Dieci parlamentari del Pd voteranno no.

Quasi tutti avevano votato sì in aula, e questo è un aspetto da considerare, perché abbiamo perso fin troppo tempo a seguire chi si oppone di fatto a se stesso. Se avessero dichiarato la loro indisponibilità prima, saremmo di fronte a una storia diversa. Purtroppo fummo pochi, pochissimi a farlo e ad assumerci le conseguenze di una decisione che ci ha certo allontanato dal potere, ma che ci pareva l'unica possibile.

Il segnale però, pur piccolo, non è affatto banale: è come se finalmente si fosse rotto qualcosa, nel conformismo di un partito che per troppe volte ha rinnegato se stesso. Anche la vicenda della Rai sembra aver mosso qualche coscienza, anche se ancora di poco e forse per poco, come al solito.
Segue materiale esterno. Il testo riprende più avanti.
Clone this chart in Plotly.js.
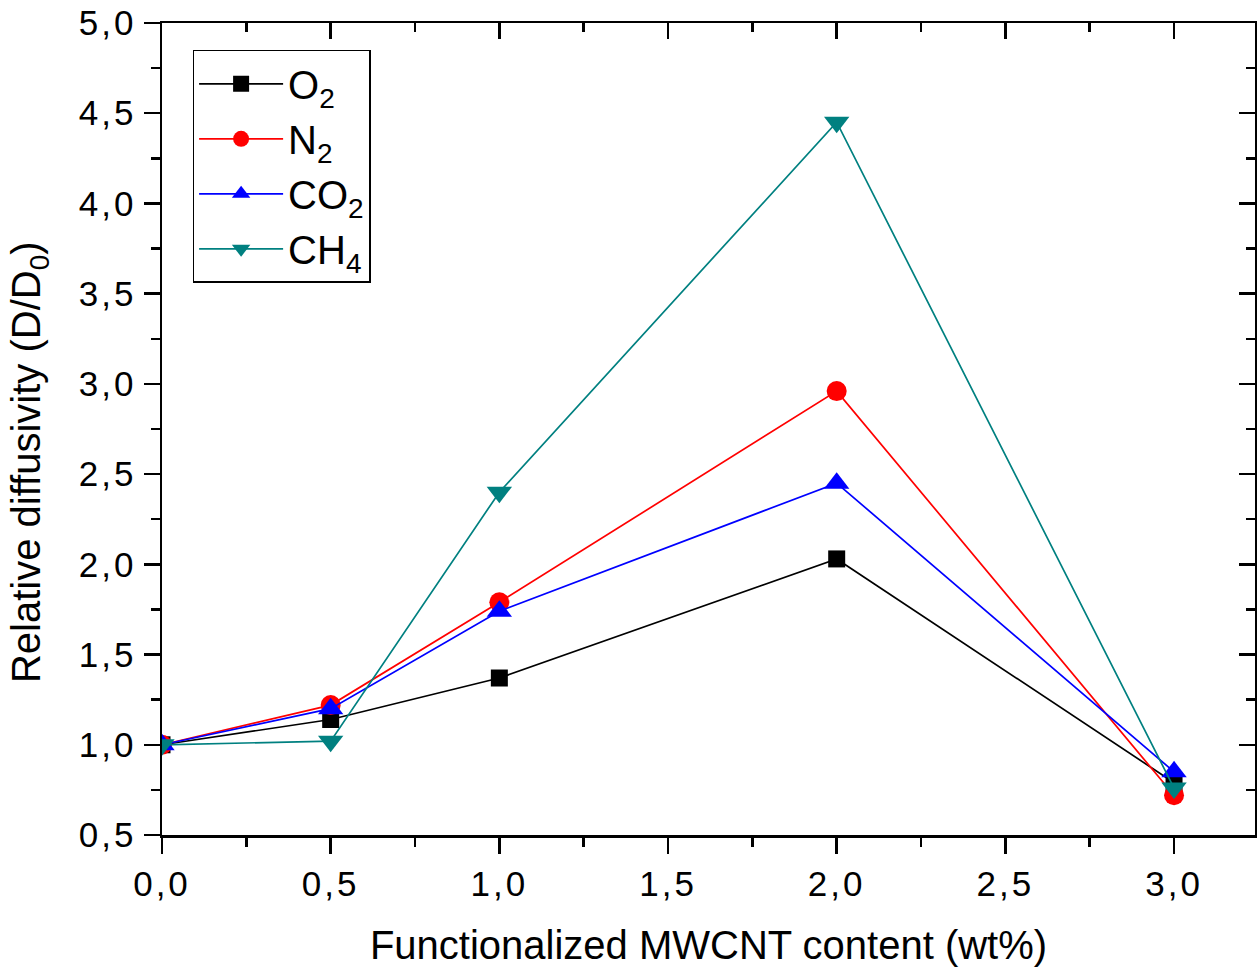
<!DOCTYPE html>
<html>
<head>
<meta charset="utf-8">
<script src="https://cdn.plot.ly/plotly-3.0.1.min.js"></script>
<style>
  html, body { margin: 0; padding: 0; background: #ffffff; }
  #chart { width: 1257px; height: 973px; }
  /* wider spacing for the numeric tick labels */
  #chart g.xtick text, #chart g.ytick text { letter-spacing: 3px; }
</style>
</head>
<body>
<div id="chart"></div>
<script>
// Functionalized MWCNT loading (wt%)
const content = [0, 0.5, 1.0, 2.0, 3.0];

// Relative diffusivity D/D0 for each gas
const o2  = [1.00, 1.14, 1.37, 2.03, 0.79];
const n2  = [1.00, 1.22, 1.79, 2.96, 0.72];
const co2 = [1.00, 1.20, 1.74, 2.45, 0.85];
const ch4 = [1.00, 1.02, 2.40, 4.45, 0.76];

const gasNames = ['O<sub>2</sub>', 'N<sub>2</sub>', 'CO<sub>2</sub>', 'CH<sub>4</sub>'];

const FONT = 'Liberation Sans, Arial, sans-serif';

function series(y, name, color, symbol, size) {
  return {
    x: content, y: y, name: name, type: 'scatter', mode: 'lines+markers',
    line: { color: color, width: 1.7 },
    marker: { color: color, symbol: symbol, size: size, line: { width: 0 } },
    cliponaxis: true
  };
}

const traces = [
  series(o2,  gasNames[0], '#000000', 'square', 17),
  series(n2,  gasNames[1], '#ff0000', 'circle', 20),
  series(co2, gasNames[2], '#0000ff', 'triangle-up', 22),
  series(ch4, gasNames[3], '#008080', 'triangle-down', 22),
  // empty trace that brings up the mirrored top/right frame axes
  { x: [], y: [], xaxis: 'x2', yaxis: 'y2', type: 'scatter', mode: 'markers',
    showlegend: false, hoverinfo: 'skip' }
];

const xRange = [0, 3.24];
const yRange = [0.5, 5.0];

const frame = {
  showline: true, linecolor: '#000000', linewidth: 2.5,
  showgrid: false, zeroline: false,
  ticklen: 16, tickwidth: 2.5, tickcolor: '#000000'
};

const layout = {
  width: 1257, height: 973,
  margin: { l: 162, r: 2, t: 23, b: 138 },
  paper_bgcolor: '#ffffff', plot_bgcolor: '#ffffff',
  separators: ', ',
  font: { family: FONT, color: '#000000', size: 30 },
  showlegend: true,
  xaxis: Object.assign({}, frame, {
    range: xRange, ticks: 'outside', dtick: 0.5, tick0: 0, tickformat: '.1f',
    tickfont: { family: FONT, size: 35 },
    minor: { ticks: 'outside', dtick: 0.25, tick0: 0, ticklen: 9, tickwidth: 2.5, tickcolor: '#000000' },
    title: { text: 'Functionalized MWCNT content (wt%)', font: { family: FONT, size: 40 }, standoff: 30 }
  }),
  yaxis: Object.assign({}, frame, {
    range: yRange, ticks: 'outside', dtick: 0.5, tick0: 0.5, tickformat: '.1f',
    tickfont: { family: FONT, size: 35 },
    minor: { ticks: 'outside', dtick: 0.25, tick0: 0.5, ticklen: 9, tickwidth: 2.5, tickcolor: '#000000' }
  }),
  xaxis2: Object.assign({}, frame, {
    overlaying: 'x', side: 'top', anchor: 'y2', range: xRange,
    ticks: 'inside', dtick: 0.5, tick0: 0, showticklabels: false,
    minor: { ticks: 'inside', dtick: 0.25, tick0: 0, ticklen: 9, tickwidth: 2.5, tickcolor: '#000000' }
  }),
  yaxis2: Object.assign({}, frame, {
    overlaying: 'y', side: 'right', anchor: 'x2', range: yRange,
    ticks: 'inside', dtick: 0.5, tick0: 0.5, showticklabels: false,
    minor: { ticks: 'inside', dtick: 0.25, tick0: 0.5, ticklen: 9, tickwidth: 2.5, tickcolor: '#000000' }
  }),
  // y-axis title, placed slightly below the plot's vertical centre
  annotations: [{
    text: 'Relative diffusivity (D/D<sub>0</sub>)',
    xref: 'paper', yref: 'paper', x: -0.121, y: 0.459,
    xanchor: 'center', yanchor: 'middle', textangle: -90, showarrow: false,
    font: { family: FONT, size: 40, color: '#000000' }
  }],
  legend: {
    x: 0.028, y: 0.967, xanchor: 'left', yanchor: 'top',
    bgcolor: '#ffffff', bordercolor: '#000000', borderwidth: 1.5,
    font: { family: FONT, size: 40, color: '#000000' },
    itemwidth: 84, tracegroupgap: 0
  }
};

Plotly.newPlot('chart', traces, layout, { displayModeBar: false, staticPlot: true });
</script>
</body>
</html>
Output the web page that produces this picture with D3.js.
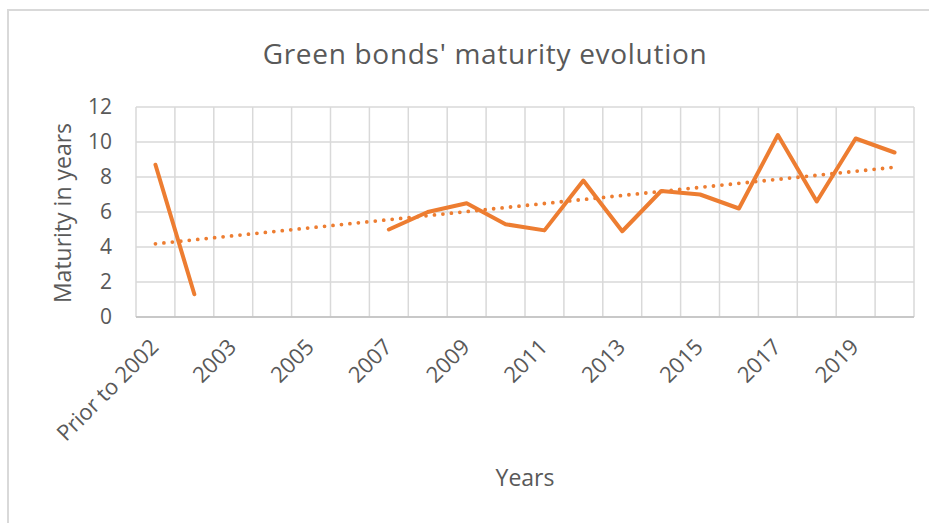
<!DOCTYPE html>
<html>
<head>
<meta charset="utf-8">
<script src="https://cdn.jsdelivr.net/npm/d3@7"></script>
<style>
  html, body { margin: 0; padding: 0; background: #fff; }
  svg { display: block; }
  text { font-family: "Open Sans", sans-serif; fill: #595959; }
</style>
</head>
<body>
<svg id="chart" width="929" height="523"></svg>
<script>
// Categories along the x axis
const categories = ["Prior to 2002", "2002", "2003", "2004", "2005", "2006", "2007", "2008",
  "2009", "2010", "2011", "2012", "2013", "2014", "2015", "2016", "2017", "2018", "2019", "2020"];
// Average maturity in years (null = no issuance that year)
const maturity = [8.7, 1.3, null, null, null, null, 5.0, 6.0, 6.5, 5.3, 4.95, 7.8,
  4.9, 7.2, 7.0, 6.2, 10.4, 6.6, 10.2, 9.4];
// Labels shown on the x axis (every other category)
const xTickLabels = ["Prior to 2002", "2003", "2005", "2007", "2009", "2011", "2013", "2015", "2017", "2019"];
const yTicks = [0, 2, 4, 6, 8, 10, 12];

const title = "Green bonds' maturity evolution";
const xTitle = "Years";
const yTitle = "Maturity in years";

const FONT = '"Open Sans", sans-serif';
const svg = d3.select("#chart");
const W = 929, H = 523;
const margin = { left: 136, right: 15, top: 107, bottom: 206 };
const plotW = W - margin.left - margin.right;
const plotH = H - margin.top - margin.bottom;

// Chart frame
svg.append("rect")
  .attr("x", 8).attr("y", 10)
  .attr("width", W + 20).attr("height", H + 20)
  .attr("fill", "#fff").attr("stroke", "#d9d9d9").attr("stroke-width", 2);

const x = d3.scaleBand().domain(categories).range([0, plotW]).padding(0);
const y = d3.scaleLinear().domain([0, 12]).range([plotH, 0]);

const g = svg.append("g").attr("transform", `translate(${margin.left},${margin.top})`);

// Horizontal gridlines
g.append("g").selectAll("line").data(yTicks).join("line")
  .attr("x1", 0).attr("x2", plotW)
  .attr("y1", d => y(d)).attr("y2", d => y(d))
  .attr("stroke", "#d9d9d9").attr("stroke-width", 1.5);

// Vertical gridlines at category boundaries
const bounds = categories.map(c => x(c)).concat([plotW]);
g.append("g").selectAll("line").data(bounds).join("line")
  .attr("x1", d => d).attr("x2", d => d)
  .attr("y1", 0).attr("y2", plotH)
  .attr("stroke", "#d9d9d9").attr("stroke-width", 1.5);

// Bottom axis line
g.append("line")
  .attr("x1", 0).attr("x2", plotW).attr("y1", plotH).attr("y2", plotH)
  .attr("stroke", "#bfbfbf").attr("stroke-width", 1.5);

// Y axis labels
const yAxis = d3.axisLeft(y).tickValues(yTicks).tickSize(0).tickPadding(24);
const yg = g.append("g").call(yAxis);
yg.select(".domain").remove();
yg.selectAll("text")
  .attr("font-size", 21)
  .style("font-family", FONT)
  .attr("fill", "#595959");

// X axis labels, rotated
const xAxis = d3.axisBottom(x).tickValues(xTickLabels).tickSize(0).tickPadding(0);
const xg = g.append("g").attr("transform", `translate(0,${plotH})`).call(xAxis);
xg.select(".domain").remove();
xg.selectAll("text")
  .attr("font-size", 22)
  .style("font-family", FONT)
  .attr("fill", "#595959")
  .attr("text-anchor", "end")
  .attr("dy", "0.35em")
  .attr("transform", "translate(-1,26) rotate(-45)");

const cx = c => x(c) + x.bandwidth() / 2;

// Linear trendline (least squares on category index)
const pts = categories.map((c, i) => ({ i: i + 1, v: maturity[i] })).filter(d => d.v !== null);
const mx = d3.mean(pts, d => d.i), my = d3.mean(pts, d => d.v);
const slope = d3.sum(pts, d => (d.i - mx) * (d.v - my)) / d3.sum(pts, d => (d.i - mx) ** 2);
const intercept = my - slope * mx;
const trend = [1, categories.length].map(i => ({ c: categories[i - 1], v: intercept + slope * i }));

g.append("path")
  .datum(trend)
  .attr("fill", "none")
  .attr("stroke", "#ed7d31")
  .attr("stroke-width", 3.8)
  .attr("stroke-linecap", "round")
  .attr("stroke-dasharray", "0 8.5")
  .attr("d", d3.line().x(d => cx(d.c)).y(d => y(d.v)));

// Maturity series
const series = categories.map((c, i) => ({ c, v: maturity[i] }));
g.append("path")
  .datum(series)
  .attr("fill", "none")
  .attr("stroke", "#ed7d31")
  .attr("stroke-width", 4)
  .attr("stroke-linejoin", "round")
  .attr("stroke-linecap", "round")
  .attr("d", d3.line().defined(d => d.v !== null).x(d => cx(d.c)).y(d => y(d.v)));

// Titles
svg.append("text")
  .attr("x", 485).attr("y", 64)
  .attr("text-anchor", "middle")
  .attr("font-size", 28)
  .attr("letter-spacing", 0.7)
  .text(title);

svg.append("text")
  .attr("x", 525).attr("y", 486)
  .attr("text-anchor", "middle")
  .attr("font-size", 23)
  .text(xTitle);

svg.append("text")
  .attr("transform", "translate(71,213) rotate(-90)")
  .attr("text-anchor", "middle")
  .attr("font-size", 23)
  .text(yTitle);
</script>
</body>
</html>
Pare che all'interno delle stesse correnti democratiche, anche quelle più governiste, ci sia finalmente quel dibattito che è mancato fin dai primi anni di questa legislatura.

Il referendum per mille motivi è l'ultima occasione per capire se «si sta al gioco» oppure se a quel gioco ci si sottrae.

Noi ci siamo portati avanti, assumendoci i rischi di una posizione che non era tattica, era semplicemente sincera e molto preoccupata per la china che si stava prendendo, fin dall'inizio. Che se ne accorgano anche altri non può che farci piacere.

Per quelli che ancora si posizionano sul «ni», il tempo è scaduto da un pezzo. Chissà che non vogliano battere un colpo.  Meglio tardissimissimo che mai.